L'alliance des exclus : Les nations marginalisées par l'ordre international dominant tendent naturellement à s'allier, indépendamment de leurs différences idéologiques.
La géographie comme contrainte : Les impératifs géostratégiques (accès aux mers, contrôle des ressources, sécurisation des frontières) déterminent largement les politiques extérieures.
Francis Fukuyama proclamait en 1992 la "fin de l'histoire" avec le triomphe définitif de la démocratie libérale. Cette vision ignorait les constantes géopolitiques révélées par l'analyse historique.
La résurgence russe, l'ascension chinoise et l'expansion iranienne démontrent que l'histoire n'a pas de fin, seulement des cycles où les rapports de force se recomposent selon des logiques éternelles.
L'étude des alliances et trahisons de 1939 à nos jours révèle des mécanismes géopolitiques d'une remarquable constance. Les nations poursuivent leurs intérêts vitaux selon des logiques qui transcendent les idéologies proclamées et les engagements signés.

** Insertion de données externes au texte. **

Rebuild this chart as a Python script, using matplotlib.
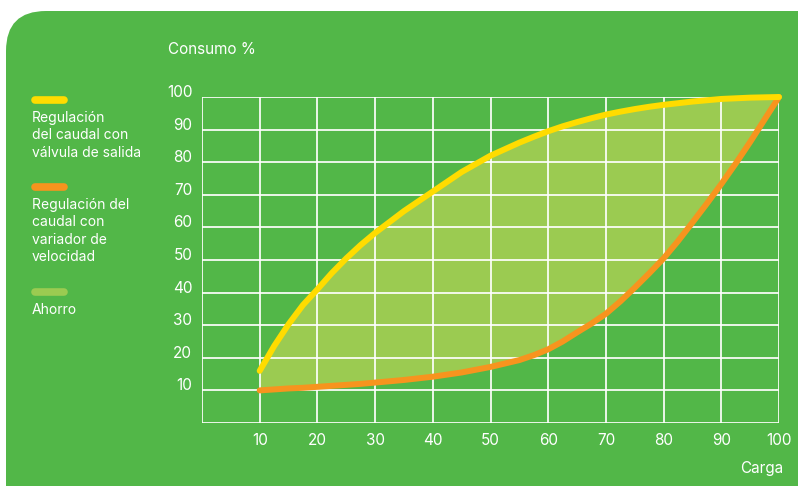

Cette compréhension permet d'anticiper les évolutions futures : tant que persistera un système international multipolaire, nous assisterons à de nouvelles recompositions d'alliances suivant ces mêmes principes éternels. Les acteurs changent, les costumes idéologiques se renouvellent, mais la pièce géopolitique reste fondamentalement la même.
Patton avait vu juste en 1945 : identifier la prochaine menace hégémonique et agir en conséquence. Aujourd'hui, cette leçon garde toute sa pertinence face aux défis posés par les nouvelles alliances entre puissances révisionnistes.